Poor communication has topped the complaints received by the Parliamentary And Health Service Ombudsman.
Complaints following inadequate apologies from the NHS have doubled as a proportion of complaints to 28% of all complaints received.
Complaints about clinical care and treatment, diagnosis and communication all accounted for around three out of ten complaints, while staff attitude accounts for two in ten complaints, including both behaviour and communication style.
The overall number of initial enquiries or complaints about separate NHS organisations received in 2013-14 was 18,870, of which 3,592 were accepted for investigation.
The number of complaints about separate trusts was 4,175 with 860 complaints accepted for investigation and 868 investigations completed.

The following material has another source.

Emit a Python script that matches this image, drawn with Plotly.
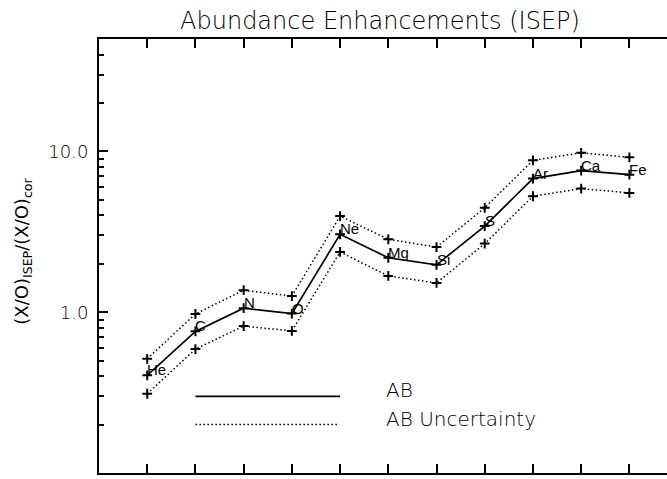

There were wide varieties in complaints about NHS trusts, with some having a complaint referred to the ombudsman for every 250 received, while others the rate was one per 17.
Julie Mellor, parliamentary and health service ombudsman, said: "There are lots of reasons why numbers of complaints vary between hospitals and could be due to the size of the organisation or types of patients it serves, for example.
"We are publishing this data today because every complaint presents an opportunity to improve services.
"We know that poor communication, errors with diagnosis and poor care and treatment are the most common reasons why people complain to us about their hospital treatment. Other common reasons for complaints are staff attitude, no apology when things go wrong and unnecessary delay in treatment.
"We hope NHS leaders use the data in this report to identify themes, and recurring problems in order to understand what they have done well and how they can improve their complaint handling."